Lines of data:
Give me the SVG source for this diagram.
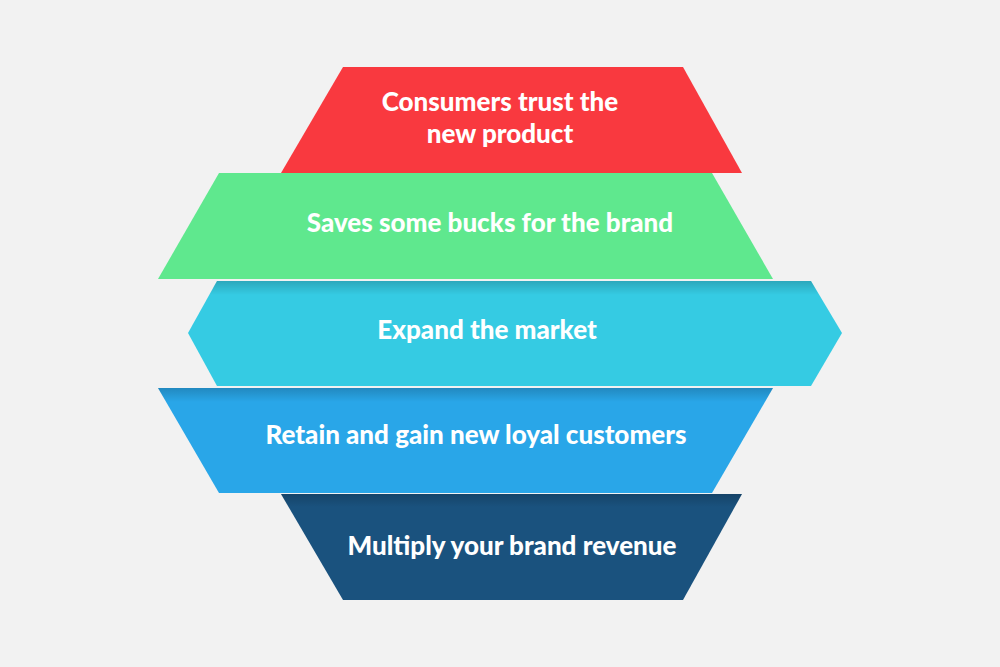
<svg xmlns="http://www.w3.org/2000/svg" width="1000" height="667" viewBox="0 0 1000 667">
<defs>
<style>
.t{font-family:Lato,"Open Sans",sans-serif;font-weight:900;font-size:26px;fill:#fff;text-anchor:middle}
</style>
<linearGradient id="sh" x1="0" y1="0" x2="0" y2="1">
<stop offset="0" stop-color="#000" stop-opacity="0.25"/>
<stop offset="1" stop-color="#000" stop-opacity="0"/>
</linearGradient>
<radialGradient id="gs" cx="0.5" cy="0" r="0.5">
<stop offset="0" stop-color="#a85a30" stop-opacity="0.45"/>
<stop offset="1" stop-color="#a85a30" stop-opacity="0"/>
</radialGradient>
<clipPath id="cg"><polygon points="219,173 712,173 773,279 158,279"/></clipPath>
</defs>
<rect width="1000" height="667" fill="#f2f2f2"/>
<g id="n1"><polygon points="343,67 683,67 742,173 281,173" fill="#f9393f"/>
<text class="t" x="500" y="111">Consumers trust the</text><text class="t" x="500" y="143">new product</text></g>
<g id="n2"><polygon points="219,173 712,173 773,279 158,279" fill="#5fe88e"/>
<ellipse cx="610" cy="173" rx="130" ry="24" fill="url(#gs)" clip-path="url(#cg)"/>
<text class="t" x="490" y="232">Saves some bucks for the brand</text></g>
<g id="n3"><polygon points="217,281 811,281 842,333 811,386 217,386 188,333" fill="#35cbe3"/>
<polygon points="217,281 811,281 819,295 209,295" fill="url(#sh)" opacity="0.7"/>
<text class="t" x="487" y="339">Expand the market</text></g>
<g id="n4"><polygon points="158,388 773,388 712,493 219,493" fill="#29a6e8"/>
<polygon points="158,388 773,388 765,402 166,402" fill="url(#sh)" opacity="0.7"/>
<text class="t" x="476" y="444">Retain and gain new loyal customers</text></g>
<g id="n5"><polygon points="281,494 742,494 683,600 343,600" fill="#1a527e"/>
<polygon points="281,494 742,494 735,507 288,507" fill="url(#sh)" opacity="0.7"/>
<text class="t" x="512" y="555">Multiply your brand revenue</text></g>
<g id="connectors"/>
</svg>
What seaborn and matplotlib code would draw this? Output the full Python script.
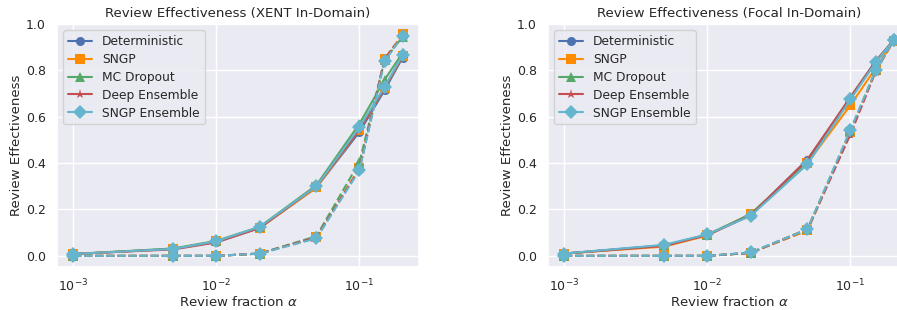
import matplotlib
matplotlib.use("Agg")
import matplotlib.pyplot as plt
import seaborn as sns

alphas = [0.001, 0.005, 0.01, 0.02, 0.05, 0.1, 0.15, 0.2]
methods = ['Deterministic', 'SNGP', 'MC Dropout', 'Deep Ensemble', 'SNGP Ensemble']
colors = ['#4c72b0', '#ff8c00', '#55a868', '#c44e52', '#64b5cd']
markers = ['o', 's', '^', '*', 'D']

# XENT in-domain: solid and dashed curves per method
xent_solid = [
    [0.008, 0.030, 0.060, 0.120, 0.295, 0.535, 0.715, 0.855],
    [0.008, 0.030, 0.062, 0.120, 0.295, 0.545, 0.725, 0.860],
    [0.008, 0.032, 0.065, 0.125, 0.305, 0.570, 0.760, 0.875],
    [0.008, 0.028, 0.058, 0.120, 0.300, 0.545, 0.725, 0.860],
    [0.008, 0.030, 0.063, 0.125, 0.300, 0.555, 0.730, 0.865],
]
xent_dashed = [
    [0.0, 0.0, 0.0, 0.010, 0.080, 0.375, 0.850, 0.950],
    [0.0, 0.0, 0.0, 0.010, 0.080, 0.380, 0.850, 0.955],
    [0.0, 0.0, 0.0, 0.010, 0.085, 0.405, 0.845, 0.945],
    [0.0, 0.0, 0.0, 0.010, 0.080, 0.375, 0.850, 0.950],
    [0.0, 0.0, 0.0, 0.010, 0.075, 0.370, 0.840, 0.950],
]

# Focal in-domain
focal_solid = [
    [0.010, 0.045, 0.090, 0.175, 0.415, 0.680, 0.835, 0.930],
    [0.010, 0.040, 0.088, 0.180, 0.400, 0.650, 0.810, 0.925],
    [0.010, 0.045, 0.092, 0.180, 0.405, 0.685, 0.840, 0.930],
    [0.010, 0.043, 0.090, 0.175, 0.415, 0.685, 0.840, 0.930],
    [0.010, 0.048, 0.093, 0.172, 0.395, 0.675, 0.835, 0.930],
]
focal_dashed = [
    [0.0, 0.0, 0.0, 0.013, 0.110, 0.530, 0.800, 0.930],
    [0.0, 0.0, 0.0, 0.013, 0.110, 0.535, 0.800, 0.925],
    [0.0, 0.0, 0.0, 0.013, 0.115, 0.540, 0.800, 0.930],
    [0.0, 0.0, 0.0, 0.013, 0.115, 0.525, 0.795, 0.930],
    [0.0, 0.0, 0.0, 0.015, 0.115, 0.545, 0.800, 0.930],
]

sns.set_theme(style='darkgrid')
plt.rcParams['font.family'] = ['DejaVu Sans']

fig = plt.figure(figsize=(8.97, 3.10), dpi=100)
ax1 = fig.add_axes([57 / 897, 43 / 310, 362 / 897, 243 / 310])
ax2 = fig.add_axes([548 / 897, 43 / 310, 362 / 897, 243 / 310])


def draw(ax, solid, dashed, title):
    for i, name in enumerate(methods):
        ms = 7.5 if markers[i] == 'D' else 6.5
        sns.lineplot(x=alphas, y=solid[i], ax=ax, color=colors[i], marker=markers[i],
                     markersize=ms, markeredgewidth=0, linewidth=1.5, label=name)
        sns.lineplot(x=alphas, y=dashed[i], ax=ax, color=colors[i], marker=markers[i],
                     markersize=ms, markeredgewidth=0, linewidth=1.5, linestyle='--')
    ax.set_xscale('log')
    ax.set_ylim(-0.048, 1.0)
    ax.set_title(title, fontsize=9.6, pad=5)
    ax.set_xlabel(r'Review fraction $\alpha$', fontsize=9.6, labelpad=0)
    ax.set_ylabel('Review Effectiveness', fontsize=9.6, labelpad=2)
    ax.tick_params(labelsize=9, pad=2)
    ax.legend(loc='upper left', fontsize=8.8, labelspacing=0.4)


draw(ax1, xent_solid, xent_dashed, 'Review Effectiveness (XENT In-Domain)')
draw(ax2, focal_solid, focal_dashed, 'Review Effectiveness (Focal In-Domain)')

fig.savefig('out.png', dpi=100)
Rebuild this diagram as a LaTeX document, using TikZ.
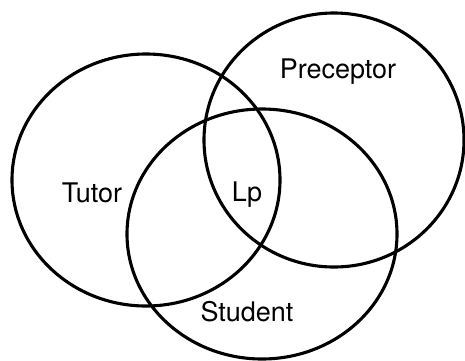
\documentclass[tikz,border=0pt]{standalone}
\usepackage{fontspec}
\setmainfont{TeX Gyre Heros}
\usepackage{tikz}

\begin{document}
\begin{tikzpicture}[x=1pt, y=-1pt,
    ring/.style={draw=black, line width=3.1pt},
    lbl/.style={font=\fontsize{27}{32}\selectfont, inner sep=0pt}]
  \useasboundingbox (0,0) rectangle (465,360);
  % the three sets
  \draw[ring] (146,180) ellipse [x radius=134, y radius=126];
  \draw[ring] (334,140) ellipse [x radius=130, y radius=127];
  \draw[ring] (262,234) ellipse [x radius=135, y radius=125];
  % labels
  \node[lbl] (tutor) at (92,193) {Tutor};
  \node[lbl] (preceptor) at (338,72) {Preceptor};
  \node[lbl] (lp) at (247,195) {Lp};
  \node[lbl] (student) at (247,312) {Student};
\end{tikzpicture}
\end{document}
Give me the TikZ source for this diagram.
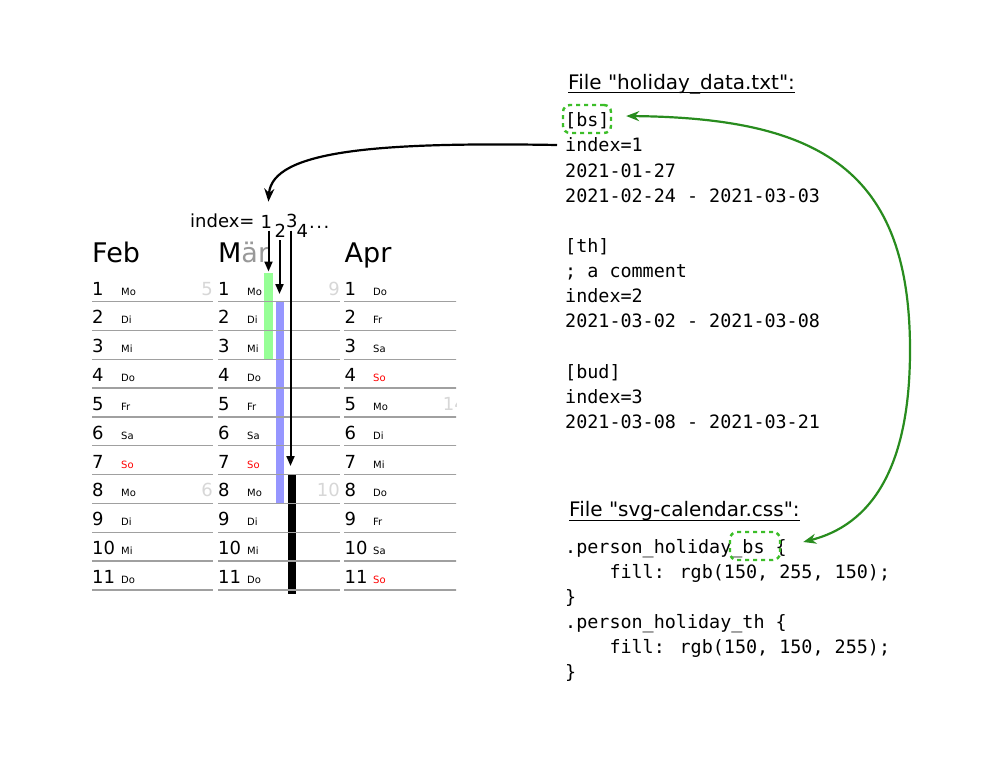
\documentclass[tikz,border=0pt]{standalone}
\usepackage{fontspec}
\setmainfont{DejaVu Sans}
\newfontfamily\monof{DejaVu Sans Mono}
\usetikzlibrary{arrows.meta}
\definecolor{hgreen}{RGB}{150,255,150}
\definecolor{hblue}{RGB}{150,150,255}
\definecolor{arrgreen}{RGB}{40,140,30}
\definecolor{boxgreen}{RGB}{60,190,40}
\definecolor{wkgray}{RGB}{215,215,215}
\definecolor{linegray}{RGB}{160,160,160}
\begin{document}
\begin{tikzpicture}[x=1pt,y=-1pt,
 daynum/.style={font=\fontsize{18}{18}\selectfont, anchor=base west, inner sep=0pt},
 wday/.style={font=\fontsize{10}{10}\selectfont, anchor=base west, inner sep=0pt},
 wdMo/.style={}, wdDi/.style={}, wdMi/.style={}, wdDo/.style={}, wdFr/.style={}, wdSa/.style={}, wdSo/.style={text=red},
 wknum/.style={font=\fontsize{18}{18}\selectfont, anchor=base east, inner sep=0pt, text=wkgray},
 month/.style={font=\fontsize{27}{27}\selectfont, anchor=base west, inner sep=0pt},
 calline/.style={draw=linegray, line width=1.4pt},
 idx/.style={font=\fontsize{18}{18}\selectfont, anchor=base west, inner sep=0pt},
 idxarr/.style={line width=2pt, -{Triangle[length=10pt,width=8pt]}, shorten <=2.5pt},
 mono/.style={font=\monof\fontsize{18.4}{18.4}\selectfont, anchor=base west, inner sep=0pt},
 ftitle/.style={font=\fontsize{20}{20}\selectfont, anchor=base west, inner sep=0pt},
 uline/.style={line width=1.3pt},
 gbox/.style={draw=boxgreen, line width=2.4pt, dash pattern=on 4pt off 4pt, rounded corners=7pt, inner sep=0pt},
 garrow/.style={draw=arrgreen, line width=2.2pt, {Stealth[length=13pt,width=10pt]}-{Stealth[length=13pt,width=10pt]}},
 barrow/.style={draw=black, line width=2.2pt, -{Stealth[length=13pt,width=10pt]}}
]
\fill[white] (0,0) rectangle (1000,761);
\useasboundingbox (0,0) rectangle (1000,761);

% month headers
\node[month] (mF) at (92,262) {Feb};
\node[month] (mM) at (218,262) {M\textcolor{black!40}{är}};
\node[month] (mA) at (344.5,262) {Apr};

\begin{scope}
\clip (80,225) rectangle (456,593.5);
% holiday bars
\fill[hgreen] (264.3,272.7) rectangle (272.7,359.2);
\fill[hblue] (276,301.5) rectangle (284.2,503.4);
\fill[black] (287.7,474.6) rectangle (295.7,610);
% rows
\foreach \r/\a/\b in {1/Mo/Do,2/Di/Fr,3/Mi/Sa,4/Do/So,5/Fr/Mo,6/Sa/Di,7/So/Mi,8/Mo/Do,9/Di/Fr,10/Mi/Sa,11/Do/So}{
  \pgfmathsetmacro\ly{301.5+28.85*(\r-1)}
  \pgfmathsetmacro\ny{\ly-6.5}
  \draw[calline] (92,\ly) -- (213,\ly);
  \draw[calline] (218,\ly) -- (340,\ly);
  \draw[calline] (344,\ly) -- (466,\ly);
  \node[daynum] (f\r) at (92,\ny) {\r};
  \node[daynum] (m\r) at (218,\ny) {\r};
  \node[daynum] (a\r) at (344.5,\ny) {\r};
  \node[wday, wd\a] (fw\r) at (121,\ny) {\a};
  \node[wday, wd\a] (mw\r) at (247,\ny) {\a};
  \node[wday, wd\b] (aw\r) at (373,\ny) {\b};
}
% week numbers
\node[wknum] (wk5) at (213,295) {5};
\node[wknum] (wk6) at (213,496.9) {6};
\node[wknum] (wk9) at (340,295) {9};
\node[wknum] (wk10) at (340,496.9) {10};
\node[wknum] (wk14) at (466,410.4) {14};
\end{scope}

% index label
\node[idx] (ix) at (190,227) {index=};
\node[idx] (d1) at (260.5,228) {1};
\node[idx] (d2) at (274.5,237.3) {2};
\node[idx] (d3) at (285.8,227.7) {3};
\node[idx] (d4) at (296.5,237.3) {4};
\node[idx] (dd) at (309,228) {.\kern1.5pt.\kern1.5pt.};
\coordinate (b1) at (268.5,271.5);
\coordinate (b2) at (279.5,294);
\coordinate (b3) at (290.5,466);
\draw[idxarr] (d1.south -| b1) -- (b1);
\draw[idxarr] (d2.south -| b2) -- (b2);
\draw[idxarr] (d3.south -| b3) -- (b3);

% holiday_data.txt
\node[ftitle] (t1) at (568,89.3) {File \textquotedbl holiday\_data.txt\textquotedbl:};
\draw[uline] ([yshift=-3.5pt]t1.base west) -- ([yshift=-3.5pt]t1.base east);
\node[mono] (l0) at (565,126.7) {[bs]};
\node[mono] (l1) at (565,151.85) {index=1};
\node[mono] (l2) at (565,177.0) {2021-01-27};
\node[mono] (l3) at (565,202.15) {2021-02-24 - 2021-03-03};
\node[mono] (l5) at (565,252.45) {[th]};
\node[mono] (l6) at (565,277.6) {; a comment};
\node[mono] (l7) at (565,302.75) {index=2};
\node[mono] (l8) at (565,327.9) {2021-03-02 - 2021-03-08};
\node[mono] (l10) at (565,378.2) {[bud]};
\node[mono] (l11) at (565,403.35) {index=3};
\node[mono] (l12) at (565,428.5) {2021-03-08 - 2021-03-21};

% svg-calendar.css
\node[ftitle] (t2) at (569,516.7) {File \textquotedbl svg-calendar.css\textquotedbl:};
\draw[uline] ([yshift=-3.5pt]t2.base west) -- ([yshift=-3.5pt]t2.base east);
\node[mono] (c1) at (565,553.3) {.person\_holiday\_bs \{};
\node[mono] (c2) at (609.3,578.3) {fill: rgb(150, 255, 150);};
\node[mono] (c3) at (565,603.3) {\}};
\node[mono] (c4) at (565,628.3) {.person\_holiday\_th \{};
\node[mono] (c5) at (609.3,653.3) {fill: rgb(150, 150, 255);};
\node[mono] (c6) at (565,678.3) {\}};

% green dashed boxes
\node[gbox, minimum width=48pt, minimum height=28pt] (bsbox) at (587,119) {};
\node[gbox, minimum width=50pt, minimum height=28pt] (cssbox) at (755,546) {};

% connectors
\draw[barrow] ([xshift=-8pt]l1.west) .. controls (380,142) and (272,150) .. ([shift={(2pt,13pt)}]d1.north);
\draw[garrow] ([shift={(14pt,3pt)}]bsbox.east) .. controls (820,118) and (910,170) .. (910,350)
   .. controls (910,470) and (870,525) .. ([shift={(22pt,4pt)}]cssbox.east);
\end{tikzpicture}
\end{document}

JOB: Identify which lines contain the word "matplotlib" and copy each one.

THE OUTPUT:
What seaborn and matplotlib code would draw this? Output the full Python script.
import matplotlib
matplotlib.use("Agg")
import matplotlib.pyplot as plt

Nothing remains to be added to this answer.